I recently purchased a small amount of ING Canada (IIC - TSX). I am going to continue to follow it and possibly double down in the future. I plan on holding this name for approximately 2 to 5 years (due to the cyclicality of the P&C industry). However, I don’t expect much movement in the stock for the next 6-12 months.

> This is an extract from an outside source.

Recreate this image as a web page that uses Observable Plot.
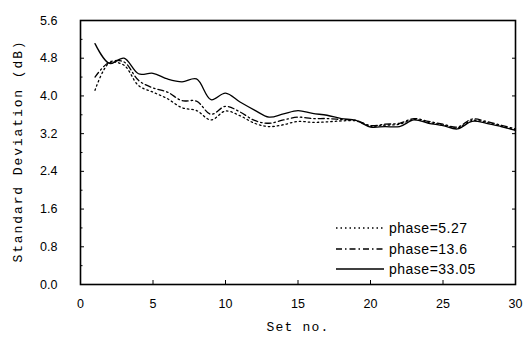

“ING Canada Inc. is the largest provider of property and casualty (P&C) insurance in Canada, operating through ING Insurance, ING Novex, Nordic, belairdirect and Trafalgar. Our principal products are automobile, property and liability insurance, which we provide to individuals and small to medium-sized businesses across Canada. Consumers can purchase insurance products from ING Insurance through a network of 2800 brokers across the country, from belairdirect through its web site and call centres as well as from Trafalgar Insurance through Grey Power brokers and call centres”
Current P/E – 8.5X
-2008 Estimated PE – 9.1X
-2009 Estimated PE – 8.1X
-ROE – 20% (over the last 10 years they have outperformed their industry peers by 820bps)
-Current Yield – 3.1%
-Current Payout Ratio – 19 %
-trading at 1.4X book
-Debt to Equity Ratio – 0%
-have captured 11% of the P&C market share in Canada.
-trading on the TSX since 2004 when their parent company, The ING Group, spun out 30% of their Canadian operations.
-largest and best in class of the Canadian P&C insurers.
-potential for the parent company to repurchase the shares (however do not buy this company on the potential of a takeover)
-they are the major industry consolidator in Canada.
-$1.5 billion available for acquisitions.
-no U.S subprime exposure.
-hedge all U.S foreign currency risk.
(Disclaimer: I’m am not a financial advisor. Please do your own research and make your opinions on when to buy or sell. Nothing I say should be bastardized or construed in any way to be advice.)